Jamaal Wilkes is honored in a ceremony retiring his jersey during halftime. (Harry How / Getty Images )
The Lakers retired the jersey of Jamaal Wilkes at halftime Friday night as the Lakers hosted the Portland Trail Blazers.
With Kareem Abdul-Jabbar, James Worthy, Elgin Baylor, Jerry West standing courtside, Wilkes looked up to the rafters to see his number 52 jersey revealed next to Magic Johnson's number 32.
Wilkes was a vital part of the first wave of Showtime Lakers, a 6'6" forward/guard with a smooth jumper.
Legendary broadcaster Chick Hearn called Wilkes' jump shot a "20-foot layup," fitting to a player whose nickname were "Smooth as Silk" or more simply "Silk."
"I'm very emotional right now," said Wilkes before the game. "I'm just having fun tonight. I'm just enjoying it and I think months later it will hit me, the true significance of it all.
Wilkes, 59 years old, was a 2012 inductee into the Naismith Memorial Basketball Hall of Fame. Now his jersey, No. 52, hangs up high at Staples Center alongside Jerry West (44), Wilt Chamberlain (13), Magic Johnson (32), Kareem Abdul-Jabbar (33), Elgin Baylor (22), Gail Goodrich (25) and James Worthy (42).
"I'm glad it happened while I'm still alive," laughed Wilkes.
Wilkes was a four-time NBA champion, winning his first in 1977 with the Golden State Warriors.

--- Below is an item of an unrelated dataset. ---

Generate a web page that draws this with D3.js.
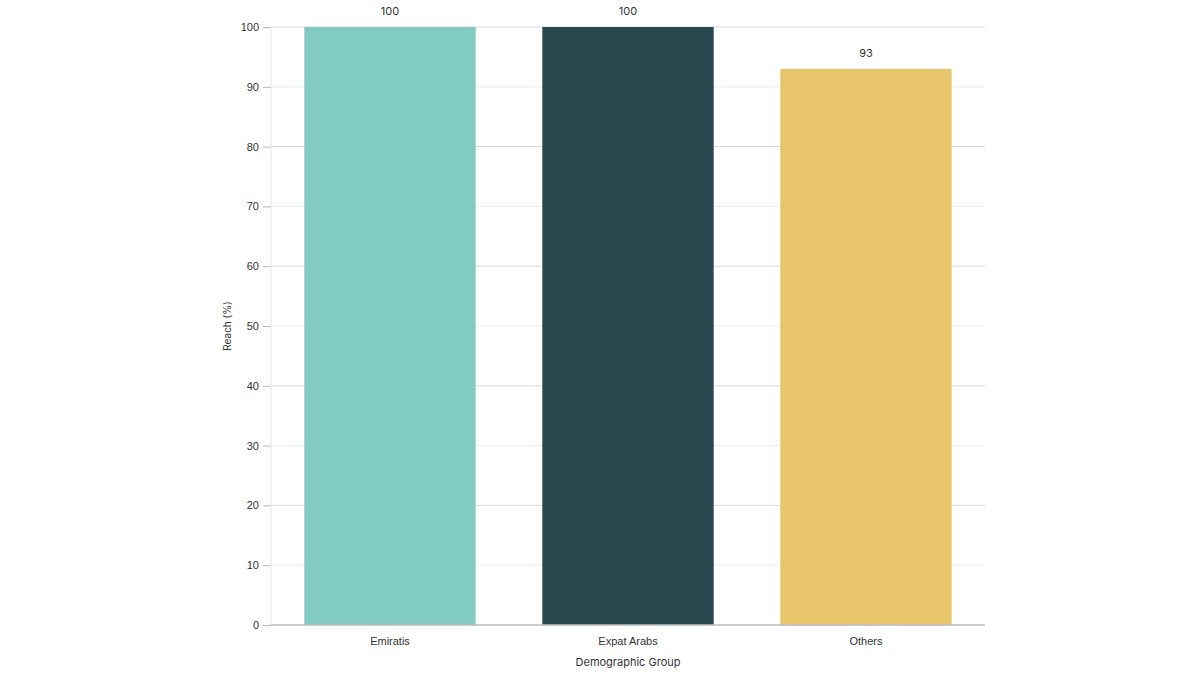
<!DOCTYPE html>
<html>
<head>
<meta charset="utf-8">
<script src="https://cdn.jsdelivr.net/npm/d3@7"></script>
<style>
  body { margin: 0; background: #fff; }
  svg { font-family: "Inter", "Open Sans", sans-serif; }
  .grid line { stroke: #d9d9d9; }
  .grid line.minor { stroke: #ececec; }
  .axis text { fill: #333; font-size: 11px; }
  .axis path, .axis line { stroke: #bbb; }
</style>
</head>
<body>
<div class="chart"></div>
<script>
"use strict"

const groups = ["Emiratis", "Expat Arabs", "Others"];
const reach = [100, 100, 93];
const colors = ["#81cbc1", "#27474f", "#e8c46a"];
const yTicks = [0, 10, 20, 30, 40, 50, 60, 70, 80, 90, 100];

let width = 1200,
    height = 675;
const margin = {top: 27, right: 215, bottom: 50, left: 271};

const svg = d3.select("div.chart").append("svg")
    .attr("width", width)
    .attr("height", height);

const scaleX = d3.scaleBand()
    .domain(groups)
    .range([margin.left, width - margin.right])
    .paddingInner(0.28)
    .paddingOuter(0.14);

const scaleY = d3.scaleLinear()
    .domain([0, 100])
    .range([height - margin.bottom, margin.top]);

// сетка
svg.append("g")
    .attr("class", "grid")
    .selectAll("line")
    .data(yTicks.filter(d => d > 0))
    .join("line")
    .attr("class", d => d % 20 === 0 ? "major" : "minor")
    .attr("x1", margin.left)
    .attr("x2", width - margin.right)
    .attr("y1", d => scaleY(d))
    .attr("y2", d => scaleY(d));

// левая линия
svg.append("line")
    .attr("x1", margin.left)
    .attr("x2", margin.left)
    .attr("y1", margin.top)
    .attr("y2", height - margin.bottom)
    .attr("stroke", "#e6e6e6");

// столбцы
svg.append("g")
    .selectAll("rect")
    .data(groups)
    .join("rect")
    .attr("x", d => scaleX(d))
    .attr("y", (d, i) => scaleY(reach[i]))
    .attr("width", scaleX.bandwidth())
    .attr("height", (d, i) => scaleY(0) - scaleY(reach[i]))
    .attr("fill", (d, i) => colors[i]);

// подписи значений
svg.append("g")
    .selectAll("text")
    .data(groups)
    .join("text")
    .attr("x", d => scaleX(d) + scaleX.bandwidth() / 2)
    .attr("y", (d, i) => scaleY(reach[i]) - 12)
    .attr("text-anchor", "middle")
    .attr("font-size", 11)
    .attr("fill", "#333")
    .text((d, i) => reach[i]);

const yAxis = d3.axisLeft(scaleY)
    .tickValues(yTicks)
    .tickSize(8)
    .tickPadding(4);

svg.append("g")
    .attr("class", "axis y-axis")
    .attr("transform", "translate(" + margin.left + ",0)")
    .call(yAxis)
    .call(g => g.select(".domain").remove())
    .call(g => g.selectAll(".tick line").attr("stroke", "#ccc"));

const xAxis = d3.axisBottom(scaleX)
    .tickSize(0)
    .tickPadding(12);

svg.append("g")
    .attr("class", "axis x-axis")
    .attr("transform", "translate(0," + scaleY(0) + ")")
    .call(xAxis)
    .call(g => g.select(".domain")
        .attr("d", "M" + margin.left + ",0H" + (width - margin.right))
        .attr("stroke", "#aaa")
        .attr("stroke-width", 1.5));

// подписи осей
svg.append("text")
    .attr("x", (margin.left + width - margin.right) / 2)
    .attr("y", 666)
    .attr("text-anchor", "middle")
    .attr("font-size", 11)
    .attr("fill", "#333")
    .text("Demographic Group");

svg.append("text")
    .attr("transform", "translate(231," + (margin.top + scaleY(0)) / 2 + ") rotate(-90)")
    .attr("text-anchor", "middle")
    .attr("font-size", 10)
    .attr("fill", "#333")
    .text("Reach (%)");
</script>
</body>
</html>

He played with the Lakers from 1977-85, winning rings in 1980, 1982 and 1985.
"I prided myself on winning. I learned at a very young age you can debate who the best player was or wasn't, but you can't debate who won or lost," said Wilkes. "That's where my priorities went and I played with some pretty good players along the way and I like to think that they made me better, and I made them better, because I was able to adapt to different situations and I was a good influence in the locker room."
He was also a three-time All-Star, NBA Rookie of the year (1975) and a two-time NCAA champion at UCLA.
"Playing for the Lakers was just great. From top to bottom they had the leadership, the organization, from Dr. Buss to Bill Sharman, Jerry West, Pat Riley and then the players," said Wilkes. "We had a real sense of pride in our team's success. Of course we had issues going on all the time, undercurrents, but we never let it get in the way of our objective, which was to be the best in the NBA and to represent the city of LA the best that we could."